The Bangko Sentral ng Pilipinas expects June 2026 inflation to land between 6npercent and 7 percent, easing slightly from May’s 6.8 percent print. Lower domestic oil prices and cheaper rice and meat are helping pull prices down. But that relief is partly canceled out by higher electricity rates and more expensive vegetables.
May data already showed inflation cooling. Headline inflation fell to 6.8 percent from April’s 7.2 percent three-year high, beating forecasts for 7.5 percent. Transport inflation slowed to 16.2 percent after fuel prices rolled back, while food and housing/utility costs also eased. On a monthly basis, prices even dropped 0.5 percent — the first decline in a year.
The BSP is watching inflation closely to decide on interest rates. Slower fuel and food inflation gives it room to avoid more aggressive tightening, but “sticky” core inflation complicates things. Core inflation, which strips out volatile food and energy, jumped to 4.1 percent in May — its highest since December 2023. That suggests price pressures are still broad-based beyond just fuel.

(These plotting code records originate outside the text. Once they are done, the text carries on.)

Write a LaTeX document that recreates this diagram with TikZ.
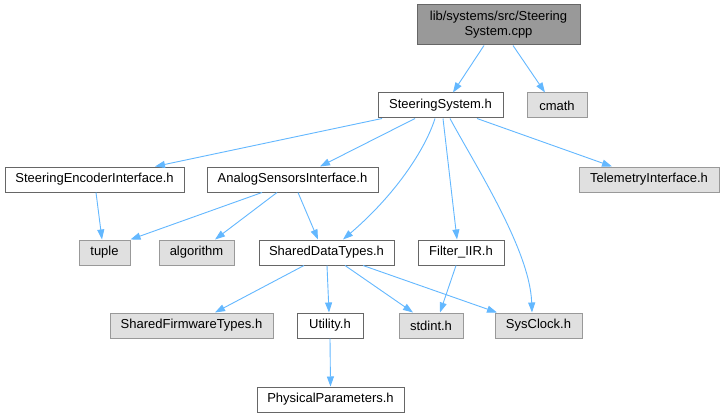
\documentclass[tikz,border=0pt]{standalone}
\usepackage{fontspec}
\setmainfont{Liberation Sans}
\usetikzlibrary{arrows.meta}
\definecolor{edgeblue}{RGB}{99,184,255}
\definecolor{boxgray}{RGB}{102,102,102}
\definecolor{extgray}{RGB}{224,224,224}
\definecolor{extborder}{RGB}{153,153,153}
\definecolor{topgray}{RGB}{153,153,153}

\tikzset{
  file/.style={draw=boxgray, fill=white, line width=1pt, minimum height=25pt,
    inner sep=0pt, font=\fontsize{13}{15}\selectfont},
  extfile/.style={file, draw=extborder, fill=extgray},
  edge/.style={draw=edgeblue, line width=0.9pt, -{Triangle[length=10pt,width=7pt]}}
}

\begin{document}
\begin{tikzpicture}[x=1pt,y=-1pt]

% Background
\fill[white] (0,0) rectangle (725,417);
\useasboundingbox (0,0) rectangle (725,417);

% Source file
\node[file, fill=topgray, minimum width=163pt, minimum height=40pt, align=center] (cpp) at (498.5,25) {lib/systems/src/Steering\\System.cpp};

% Level 1
\node[file, minimum width=125pt] (ssh) at (440.5,105.5) {SteeringSystem.h};
\node[extfile, minimum width=60pt] (cmath) at (557,105.5) {cmath};

% Level 2
\node[file, minimum width=179pt] (enc) at (94.5,179.5) {SteeringEncoderInterface.h};
\node[file, minimum width=171pt] (asi) at (292.5,179.5) {AnalogSensorsInterface.h};
\node[extfile, minimum width=140pt] (tel) at (649,179.5) {TelemetryInterface.h};

% Level 3
\node[extfile, minimum width=51pt] (tuple) at (104.5,252.5) {tuple};
\node[extfile, minimum width=75pt] (algo) at (196.5,252.5) {algorithm};
\node[file, minimum width=135pt] (sdt) at (326.5,252.5) {SharedDataTypes.h};
\node[file, minimum width=86pt] (fiir) at (461,252.5) {Filter\_IIR.h};

% Level 4
\node[extfile, minimum width=163pt] (sft) at (191.5,325.5) {SharedFirmwareTypes.h};
\node[file, minimum width=66pt] (util) at (330,325.5) {Utility.h};
\node[extfile, minimum width=64pt] (stdint) at (431,325.5) {stdint.h};
\node[extfile, minimum width=87pt] (sysclk) at (538.5,325.5) {SysClock.h};

% Level 5
\node[file, minimum width=147pt] (phys) at (330.5,399.5) {PhysicalParameters.h};

% Straight includes (from/shift/to/shift)
\foreach \a/\sa/\b/\sb in {
cpp/-14.5/ssh/12.5, cpp/14.5/cmath/-12,
ssh/-58.5/enc/60.5, ssh/-25.5/asi/27.5, ssh/2.5/fiir/-4, ssh/36.5/tel/-37,
enc/1.5/tuple/-2.5, asi/-15.5/algo/18.5, asi/5.5/sdt/-8.5,
sdt/-22.5/sft/23.5, sdt/0.5/util/-1, sdt/18.5/stdint/-18, sdt/36.5/sysclk/-41.5,
fiir/-5/stdint/9, util/0/phys/0
} {
    \draw[edge] ([xshift=\sa]\a.south) -- ([xshift=\sb]\b.north);
}
\draw[edge] ([xshift=-30.5]asi.south) -- (tuple.north east);

% Curved includes
\draw[edge] ([xshift=-5.5]ssh.south) .. controls (425,150) and (395,195) .. ([xshift=16.5]sdt.north);
\draw[edge] ([xshift=9.5]ssh.south) .. controls (475,165) and (530,250) .. ([xshift=-6.5]sysclk.north);

\end{tikzpicture}
\end{document}
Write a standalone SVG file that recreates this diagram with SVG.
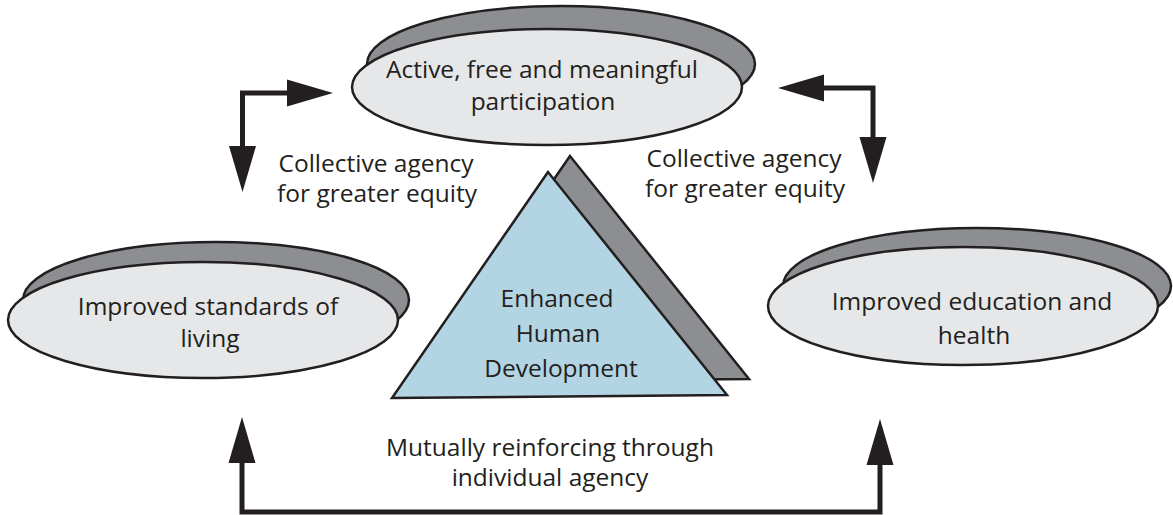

The central bank says it will stay “vigilant” and data-dependent. It’s also tracking the Middle East situation because any new oil shock could reverse the recent disinflation and force tougher policy.
Prices are cooling a bit, mainly because fuel got cheaper. But core inflation is still rising, and electricity + geopolitics are risks. For now, the BSP is likely to hold off on rate hikes unless inflation re-accelerates, but it isn’t ready to cut either.